Collect each line holding the string "matplotlib".
start DATA EXTRACT
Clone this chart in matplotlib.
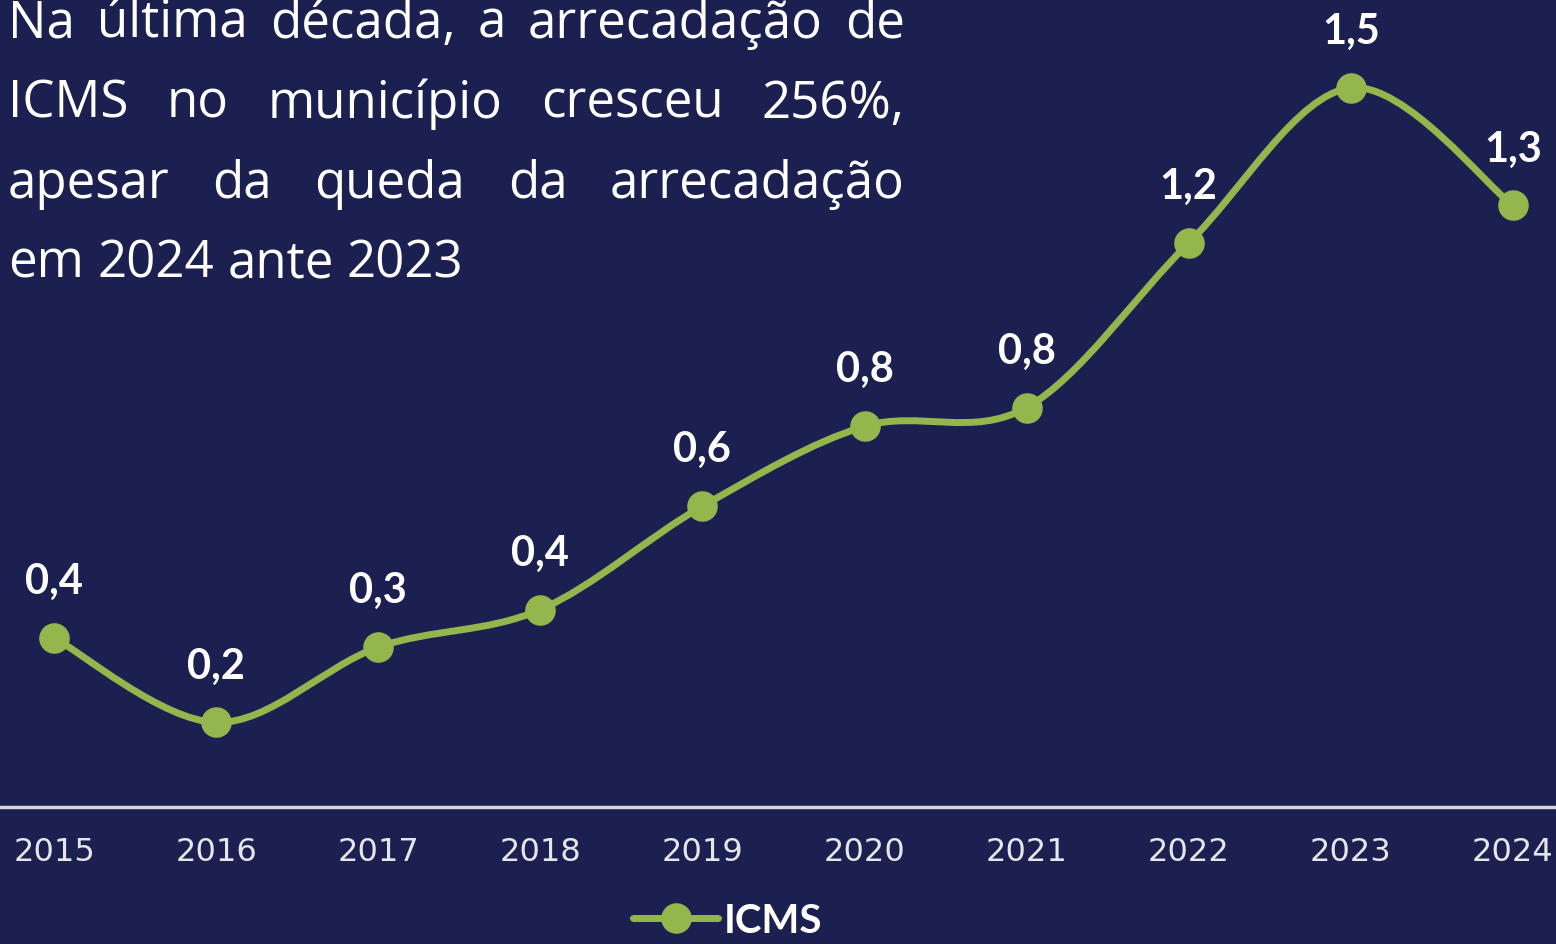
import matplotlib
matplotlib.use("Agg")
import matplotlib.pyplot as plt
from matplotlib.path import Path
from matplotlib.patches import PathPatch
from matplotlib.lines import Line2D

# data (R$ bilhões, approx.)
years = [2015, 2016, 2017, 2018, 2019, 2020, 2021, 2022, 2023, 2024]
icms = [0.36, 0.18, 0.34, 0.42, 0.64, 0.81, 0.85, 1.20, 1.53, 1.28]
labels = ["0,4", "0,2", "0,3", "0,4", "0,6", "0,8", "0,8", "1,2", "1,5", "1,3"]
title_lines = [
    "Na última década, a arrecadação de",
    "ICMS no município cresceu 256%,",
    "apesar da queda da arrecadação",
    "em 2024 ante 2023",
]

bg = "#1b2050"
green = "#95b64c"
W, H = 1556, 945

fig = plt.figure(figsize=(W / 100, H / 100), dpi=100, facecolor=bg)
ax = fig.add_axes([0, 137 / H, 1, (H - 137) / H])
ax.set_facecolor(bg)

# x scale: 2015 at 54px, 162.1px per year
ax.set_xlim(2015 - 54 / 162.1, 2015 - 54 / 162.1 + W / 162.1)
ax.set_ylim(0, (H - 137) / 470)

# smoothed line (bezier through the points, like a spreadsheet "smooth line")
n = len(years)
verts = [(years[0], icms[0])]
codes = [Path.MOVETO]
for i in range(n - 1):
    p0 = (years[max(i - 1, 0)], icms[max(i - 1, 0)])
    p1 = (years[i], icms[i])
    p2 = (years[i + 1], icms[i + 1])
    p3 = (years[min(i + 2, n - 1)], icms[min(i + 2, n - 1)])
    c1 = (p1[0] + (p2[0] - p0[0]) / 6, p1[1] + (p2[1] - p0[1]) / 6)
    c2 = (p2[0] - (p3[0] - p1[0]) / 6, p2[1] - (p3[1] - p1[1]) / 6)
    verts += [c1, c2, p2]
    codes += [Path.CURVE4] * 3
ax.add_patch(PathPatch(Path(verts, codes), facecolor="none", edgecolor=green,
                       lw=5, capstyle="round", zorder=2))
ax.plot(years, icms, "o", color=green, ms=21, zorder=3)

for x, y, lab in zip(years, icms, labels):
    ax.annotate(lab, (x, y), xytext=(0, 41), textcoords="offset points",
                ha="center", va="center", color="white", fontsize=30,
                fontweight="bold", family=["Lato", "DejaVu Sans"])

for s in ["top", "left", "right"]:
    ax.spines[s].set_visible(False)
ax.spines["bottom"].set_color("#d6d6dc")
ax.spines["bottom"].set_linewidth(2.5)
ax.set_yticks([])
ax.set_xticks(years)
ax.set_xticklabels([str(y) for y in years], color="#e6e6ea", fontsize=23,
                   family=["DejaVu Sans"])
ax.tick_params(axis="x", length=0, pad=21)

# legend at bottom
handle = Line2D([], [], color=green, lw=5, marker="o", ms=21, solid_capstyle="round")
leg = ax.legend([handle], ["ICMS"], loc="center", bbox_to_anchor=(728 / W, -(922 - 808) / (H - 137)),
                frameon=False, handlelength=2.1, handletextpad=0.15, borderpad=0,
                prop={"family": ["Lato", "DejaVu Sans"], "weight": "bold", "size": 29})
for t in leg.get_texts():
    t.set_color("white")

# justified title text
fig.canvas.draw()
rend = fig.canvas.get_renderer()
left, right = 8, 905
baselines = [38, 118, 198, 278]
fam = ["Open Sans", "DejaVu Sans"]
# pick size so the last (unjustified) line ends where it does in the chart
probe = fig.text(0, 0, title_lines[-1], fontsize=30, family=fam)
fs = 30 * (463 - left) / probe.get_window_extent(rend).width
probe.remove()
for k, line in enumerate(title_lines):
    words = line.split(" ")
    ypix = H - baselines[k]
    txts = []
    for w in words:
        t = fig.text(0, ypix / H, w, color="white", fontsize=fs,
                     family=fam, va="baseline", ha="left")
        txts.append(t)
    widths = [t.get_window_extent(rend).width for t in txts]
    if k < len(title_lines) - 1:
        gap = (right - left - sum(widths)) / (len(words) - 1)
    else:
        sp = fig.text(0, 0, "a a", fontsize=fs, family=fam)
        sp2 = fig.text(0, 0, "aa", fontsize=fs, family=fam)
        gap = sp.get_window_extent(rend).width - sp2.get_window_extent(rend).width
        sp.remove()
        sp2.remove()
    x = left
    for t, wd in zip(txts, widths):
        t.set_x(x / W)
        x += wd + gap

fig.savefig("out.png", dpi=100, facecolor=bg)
end DATA EXTRACT
### SOLUTION TO THE EXERCISE
Clone this chart in matplotlib.
import matplotlib
matplotlib.use("Agg")
import matplotlib.pyplot as plt
from matplotlib.path import Path
from matplotlib.patches import PathPatch
from matplotlib.lines import Line2D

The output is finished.